Images below (clockwise from left)- Pool noodles and Jetty 1 , Oyster Hole 1 , Pool Noodles in Sandstone.



Weeks 7/8
In the final phase of the residency, I returned my gaze back onto the culture of still water bathing along the Sydney shoreline and the sandstone structures that both decorated and delineated the boundaries of safe amusement and leisure.
One of the most playful artificial stone structures in Carss Bush Park is European inspired sandstone archway that was constructed in 1934, prior to the construction of the tidal pool. Again, this site provides the opportunity for installation of pool noodles that offer both a similar curved directional line within the picture plane as well as a sense of contrast between the flexibility of the foam noodles and the rigidity of the stonework.
This arch does not appear to serve any function beyond decoration, although it does – even to this day create a purely visual point of decoration in the park, in contrast to other sandstone structures such as steps and walls that play key functions in creating the swimming enclosure.
This place of public leisure is relatively quiet when compared to some of the very popular and iconic ocean pools along the Sydney beaches.
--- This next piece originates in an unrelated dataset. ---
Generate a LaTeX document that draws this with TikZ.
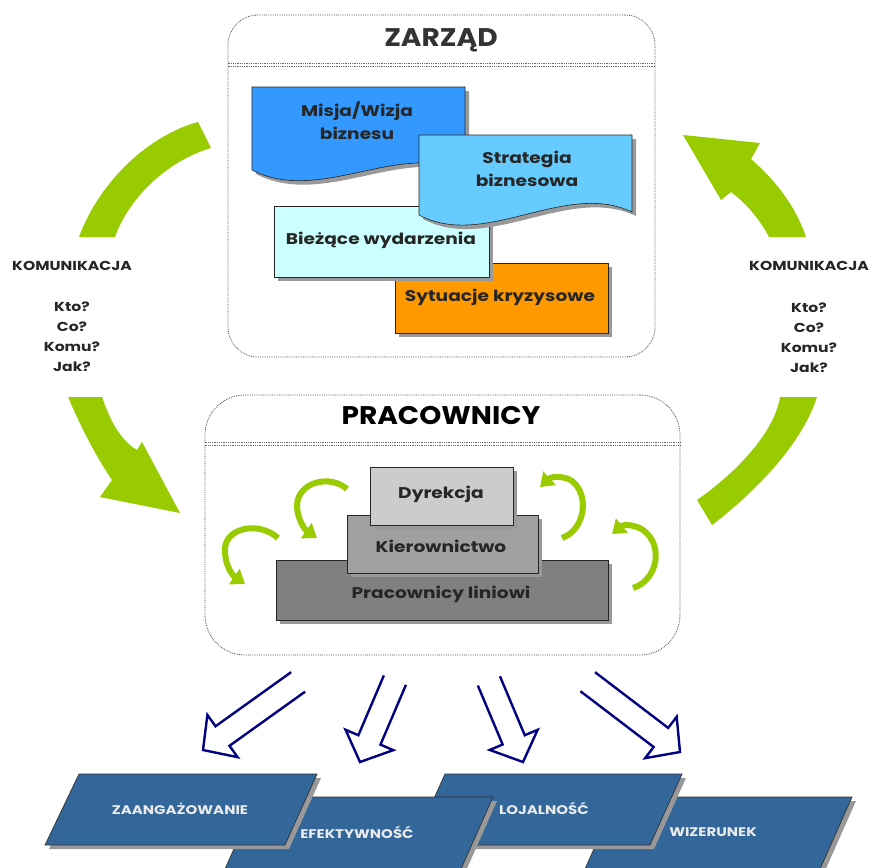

The Ross Jones Memorial Pool at Coogee was built in 1947and features some rather grand concrete turrets – while providing a safe place to swim while still being exposed to the dramatic wash and of the ocean waves- an experience for curated leisure in a very public domain.
This residency has provided me with a unique opportunity to research aspects of curated leisure sites along the New South Wales coastline with focus on:
- The history of ocean pools and sea baths
- The human form traversing the space between the open water and the protected bathing area, and
- Installation potentials of my introduced objects when used as an intervention against the natural and man-made stone structures of the site.
I look forward to resolving this body of work and furthering this research- which has been generously supported by the Hurstville Museum and Gallery and Georges River Council.